→ **Entries**
====================
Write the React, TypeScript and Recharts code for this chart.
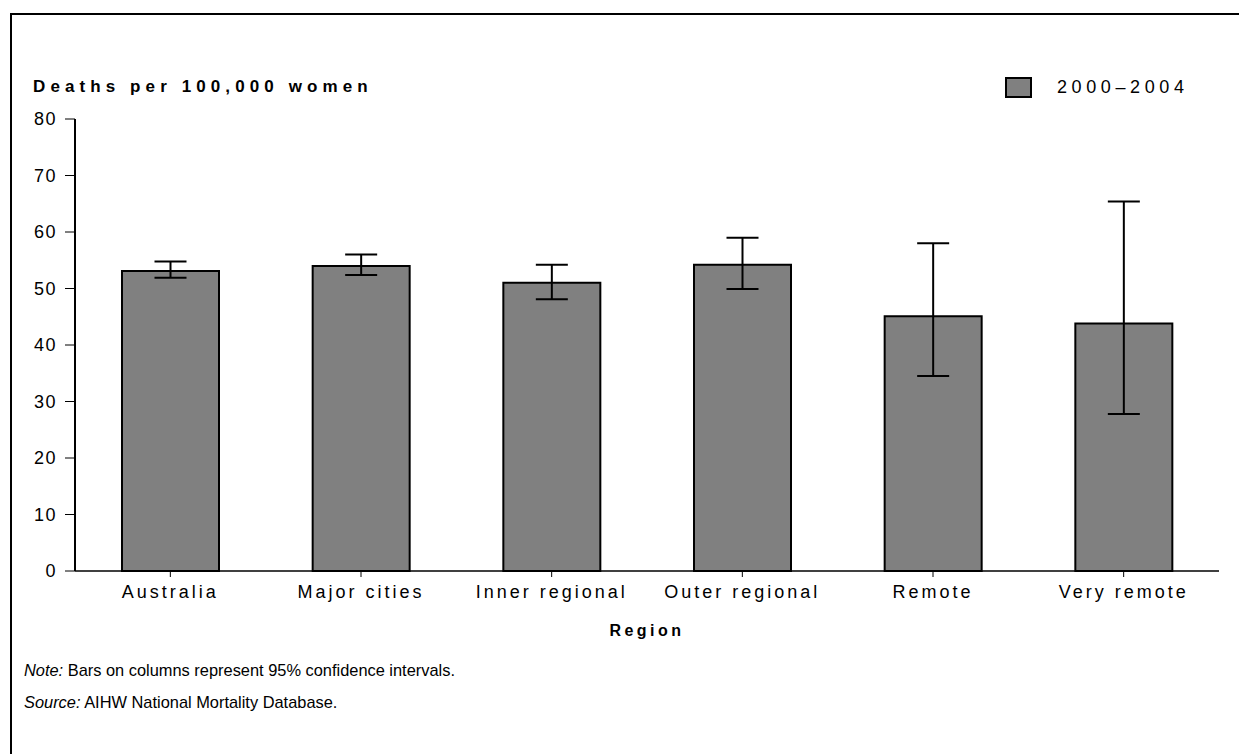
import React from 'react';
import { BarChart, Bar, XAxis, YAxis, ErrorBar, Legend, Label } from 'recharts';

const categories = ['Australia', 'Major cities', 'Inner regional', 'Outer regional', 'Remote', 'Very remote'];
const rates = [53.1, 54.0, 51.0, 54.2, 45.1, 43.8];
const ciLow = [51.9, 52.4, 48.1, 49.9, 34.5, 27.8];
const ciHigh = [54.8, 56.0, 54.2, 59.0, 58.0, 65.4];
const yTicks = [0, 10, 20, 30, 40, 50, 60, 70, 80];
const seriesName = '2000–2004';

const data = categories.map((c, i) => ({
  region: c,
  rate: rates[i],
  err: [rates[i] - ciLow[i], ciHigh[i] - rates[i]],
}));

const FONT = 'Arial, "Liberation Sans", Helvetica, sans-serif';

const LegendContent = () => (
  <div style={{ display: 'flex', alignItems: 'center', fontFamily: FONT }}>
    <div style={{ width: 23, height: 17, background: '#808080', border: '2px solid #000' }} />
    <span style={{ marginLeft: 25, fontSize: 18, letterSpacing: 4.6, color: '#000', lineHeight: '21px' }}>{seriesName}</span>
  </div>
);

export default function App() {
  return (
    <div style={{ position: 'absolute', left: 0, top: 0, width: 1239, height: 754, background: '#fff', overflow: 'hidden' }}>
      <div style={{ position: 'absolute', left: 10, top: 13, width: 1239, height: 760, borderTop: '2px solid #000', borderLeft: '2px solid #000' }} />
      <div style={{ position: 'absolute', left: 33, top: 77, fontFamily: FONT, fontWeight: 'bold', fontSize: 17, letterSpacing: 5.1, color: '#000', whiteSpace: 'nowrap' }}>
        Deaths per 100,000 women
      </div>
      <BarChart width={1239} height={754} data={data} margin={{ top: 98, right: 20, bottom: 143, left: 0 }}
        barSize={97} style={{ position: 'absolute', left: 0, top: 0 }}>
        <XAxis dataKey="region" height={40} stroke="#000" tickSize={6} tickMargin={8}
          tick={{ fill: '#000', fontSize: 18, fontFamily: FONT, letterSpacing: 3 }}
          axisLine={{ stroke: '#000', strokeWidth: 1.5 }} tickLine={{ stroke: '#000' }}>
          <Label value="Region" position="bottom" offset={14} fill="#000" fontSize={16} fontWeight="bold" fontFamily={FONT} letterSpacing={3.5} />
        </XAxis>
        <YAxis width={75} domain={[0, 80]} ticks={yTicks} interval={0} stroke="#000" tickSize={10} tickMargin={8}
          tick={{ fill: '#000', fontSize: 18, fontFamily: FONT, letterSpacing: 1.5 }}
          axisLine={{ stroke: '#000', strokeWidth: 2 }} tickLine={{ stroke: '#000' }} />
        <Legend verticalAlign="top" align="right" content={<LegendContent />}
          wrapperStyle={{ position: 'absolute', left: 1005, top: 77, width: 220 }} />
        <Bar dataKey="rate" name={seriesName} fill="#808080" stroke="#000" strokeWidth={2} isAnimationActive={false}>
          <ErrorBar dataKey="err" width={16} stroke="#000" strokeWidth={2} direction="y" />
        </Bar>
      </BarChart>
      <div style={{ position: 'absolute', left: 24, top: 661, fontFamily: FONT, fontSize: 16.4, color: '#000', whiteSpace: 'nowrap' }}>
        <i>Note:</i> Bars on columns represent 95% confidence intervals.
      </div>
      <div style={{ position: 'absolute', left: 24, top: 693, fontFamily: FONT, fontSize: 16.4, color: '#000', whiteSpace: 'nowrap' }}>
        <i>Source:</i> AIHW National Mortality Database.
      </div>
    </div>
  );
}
====================
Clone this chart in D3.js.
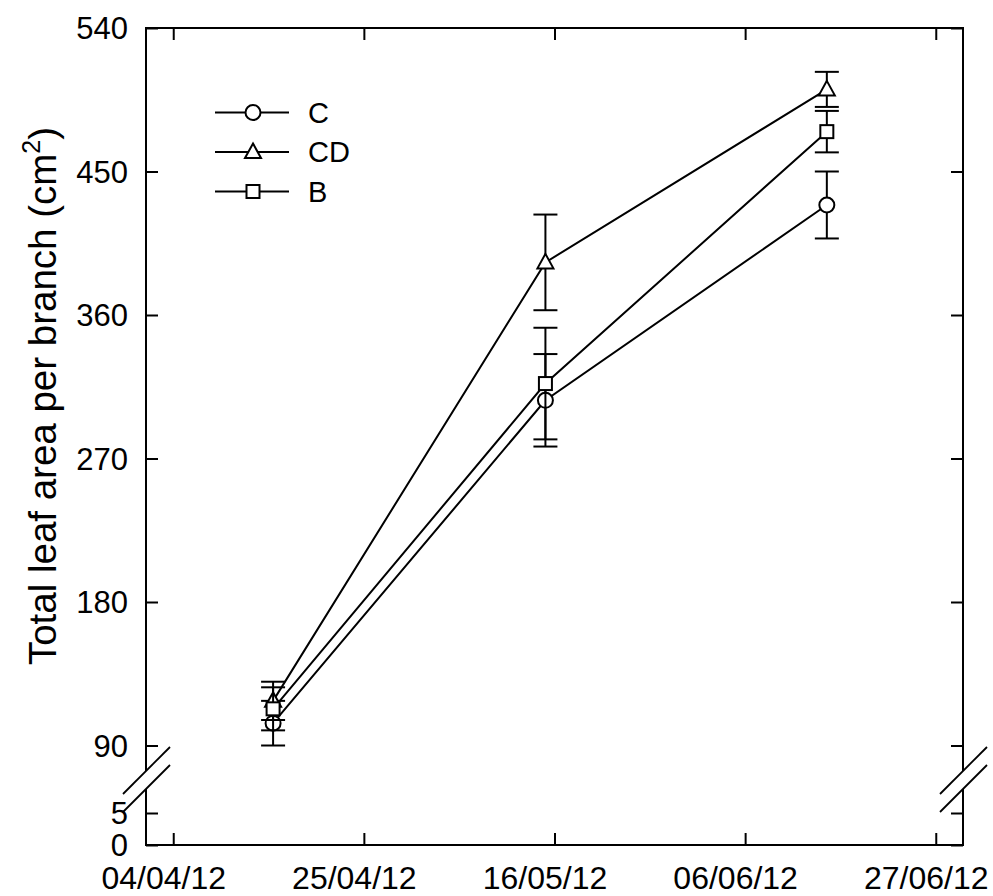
====================
→ **Task instructions**
Repeat, with no pictures, exactly the lines from the one containing "Write the React, TypeScript" through the one containing "const seriesName = '2000–2004';", the first and last included.

→ **Result**
Write the React, TypeScript and Recharts code for this chart.
import React from 'react';
import { BarChart, Bar, XAxis, YAxis, ErrorBar, Legend, Label } from 'recharts';

const categories = ['Australia', 'Major cities', 'Inner regional', 'Outer regional', 'Remote', 'Very remote'];
const rates = [53.1, 54.0, 51.0, 54.2, 45.1, 43.8];
const ciLow = [51.9, 52.4, 48.1, 49.9, 34.5, 27.8];
const ciHigh = [54.8, 56.0, 54.2, 59.0, 58.0, 65.4];
const yTicks = [0, 10, 20, 30, 40, 50, 60, 70, 80];
const seriesName = '2000–2004';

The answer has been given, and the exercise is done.